Information supplied:
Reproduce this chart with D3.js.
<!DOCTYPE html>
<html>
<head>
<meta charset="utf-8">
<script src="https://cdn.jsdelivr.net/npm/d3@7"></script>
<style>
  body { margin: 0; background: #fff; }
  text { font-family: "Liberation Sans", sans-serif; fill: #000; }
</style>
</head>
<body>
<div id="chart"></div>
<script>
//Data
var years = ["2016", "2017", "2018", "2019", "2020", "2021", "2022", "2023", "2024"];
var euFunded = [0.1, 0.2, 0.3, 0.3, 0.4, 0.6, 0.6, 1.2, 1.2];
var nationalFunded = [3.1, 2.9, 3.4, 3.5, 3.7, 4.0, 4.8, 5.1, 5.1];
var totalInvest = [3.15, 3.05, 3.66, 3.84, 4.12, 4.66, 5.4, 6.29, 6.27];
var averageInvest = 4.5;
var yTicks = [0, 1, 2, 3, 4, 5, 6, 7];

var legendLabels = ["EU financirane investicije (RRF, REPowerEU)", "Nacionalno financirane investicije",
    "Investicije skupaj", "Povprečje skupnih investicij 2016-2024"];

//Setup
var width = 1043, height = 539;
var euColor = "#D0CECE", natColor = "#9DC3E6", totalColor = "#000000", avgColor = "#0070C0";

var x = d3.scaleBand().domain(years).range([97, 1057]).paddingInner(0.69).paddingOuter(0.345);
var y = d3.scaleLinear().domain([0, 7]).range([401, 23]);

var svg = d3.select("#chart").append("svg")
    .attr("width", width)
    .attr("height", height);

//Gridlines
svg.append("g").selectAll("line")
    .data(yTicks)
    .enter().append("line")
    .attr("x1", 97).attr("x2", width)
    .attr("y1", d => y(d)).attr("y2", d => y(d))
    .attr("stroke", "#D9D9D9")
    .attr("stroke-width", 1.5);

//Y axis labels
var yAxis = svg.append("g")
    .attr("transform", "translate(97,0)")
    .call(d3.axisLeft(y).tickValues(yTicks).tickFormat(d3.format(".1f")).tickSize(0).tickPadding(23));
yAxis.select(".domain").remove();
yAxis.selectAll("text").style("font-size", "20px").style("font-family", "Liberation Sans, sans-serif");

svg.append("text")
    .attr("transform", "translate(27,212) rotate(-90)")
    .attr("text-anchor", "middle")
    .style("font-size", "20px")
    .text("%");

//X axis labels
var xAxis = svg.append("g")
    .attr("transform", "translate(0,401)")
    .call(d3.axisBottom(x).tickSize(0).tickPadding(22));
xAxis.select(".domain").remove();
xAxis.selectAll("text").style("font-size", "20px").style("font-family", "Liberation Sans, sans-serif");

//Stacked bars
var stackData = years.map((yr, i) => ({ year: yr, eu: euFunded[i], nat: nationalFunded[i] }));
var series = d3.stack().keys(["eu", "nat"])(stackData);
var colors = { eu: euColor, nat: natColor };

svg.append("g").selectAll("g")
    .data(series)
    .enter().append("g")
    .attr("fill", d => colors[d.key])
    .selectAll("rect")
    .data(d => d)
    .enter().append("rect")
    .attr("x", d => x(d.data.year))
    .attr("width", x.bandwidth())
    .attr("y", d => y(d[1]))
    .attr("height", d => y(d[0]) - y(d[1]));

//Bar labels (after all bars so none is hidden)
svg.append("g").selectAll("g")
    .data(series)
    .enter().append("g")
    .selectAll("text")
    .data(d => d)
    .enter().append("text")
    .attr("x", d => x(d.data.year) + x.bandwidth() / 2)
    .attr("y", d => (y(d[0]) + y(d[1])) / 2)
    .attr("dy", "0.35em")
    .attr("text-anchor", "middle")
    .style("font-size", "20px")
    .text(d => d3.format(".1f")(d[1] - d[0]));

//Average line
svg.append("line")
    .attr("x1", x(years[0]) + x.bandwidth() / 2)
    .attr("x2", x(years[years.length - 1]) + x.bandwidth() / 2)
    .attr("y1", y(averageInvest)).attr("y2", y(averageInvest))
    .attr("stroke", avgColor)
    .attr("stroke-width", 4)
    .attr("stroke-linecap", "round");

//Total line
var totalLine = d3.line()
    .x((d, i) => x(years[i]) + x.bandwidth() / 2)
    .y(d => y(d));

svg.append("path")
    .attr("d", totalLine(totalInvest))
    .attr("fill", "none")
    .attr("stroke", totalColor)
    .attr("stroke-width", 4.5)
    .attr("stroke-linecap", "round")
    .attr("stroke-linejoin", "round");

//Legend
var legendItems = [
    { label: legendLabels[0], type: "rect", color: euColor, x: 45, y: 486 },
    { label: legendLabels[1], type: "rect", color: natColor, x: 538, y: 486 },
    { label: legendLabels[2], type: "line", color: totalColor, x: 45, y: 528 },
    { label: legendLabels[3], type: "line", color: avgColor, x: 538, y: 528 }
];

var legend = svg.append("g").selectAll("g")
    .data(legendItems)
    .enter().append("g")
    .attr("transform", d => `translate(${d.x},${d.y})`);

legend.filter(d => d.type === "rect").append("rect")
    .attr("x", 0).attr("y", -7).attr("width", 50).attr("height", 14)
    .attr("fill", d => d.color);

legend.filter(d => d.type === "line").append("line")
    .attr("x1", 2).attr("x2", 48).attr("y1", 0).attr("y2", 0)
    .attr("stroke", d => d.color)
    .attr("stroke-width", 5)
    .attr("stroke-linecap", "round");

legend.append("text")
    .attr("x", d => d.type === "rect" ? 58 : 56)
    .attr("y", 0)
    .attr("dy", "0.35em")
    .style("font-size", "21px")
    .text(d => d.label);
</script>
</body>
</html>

Exercise task: Only the lines from the start of the data to the line holding "var y = d3.scaleLinear().domain([0, 7]).range([401, 23]);" are wanted; return them exactly, both ends included.

Solved problem:
Reproduce this chart with D3.js.
<!DOCTYPE html>
<html>
<head>
<meta charset="utf-8">
<script src="https://cdn.jsdelivr.net/npm/d3@7"></script>
<style>
  body { margin: 0; background: #fff; }
  text { font-family: "Liberation Sans", sans-serif; fill: #000; }
</style>
</head>
<body>
<div id="chart"></div>
<script>
//Data
var years = ["2016", "2017", "2018", "2019", "2020", "2021", "2022", "2023", "2024"];
var euFunded = [0.1, 0.2, 0.3, 0.3, 0.4, 0.6, 0.6, 1.2, 1.2];
var nationalFunded = [3.1, 2.9, 3.4, 3.5, 3.7, 4.0, 4.8, 5.1, 5.1];
var totalInvest = [3.15, 3.05, 3.66, 3.84, 4.12, 4.66, 5.4, 6.29, 6.27];
var averageInvest = 4.5;
var yTicks = [0, 1, 2, 3, 4, 5, 6, 7];

var legendLabels = ["EU financirane investicije (RRF, REPowerEU)", "Nacionalno financirane investicije",
    "Investicije skupaj", "Povprečje skupnih investicij 2016-2024"];

//Setup
var width = 1043, height = 539;
var euColor = "#D0CECE", natColor = "#9DC3E6", totalColor = "#000000", avgColor = "#0070C0";

var x = d3.scaleBand().domain(years).range([97, 1057]).paddingInner(0.69).paddingOuter(0.345);
var y = d3.scaleLinear().domain([0, 7]).range([401, 23]);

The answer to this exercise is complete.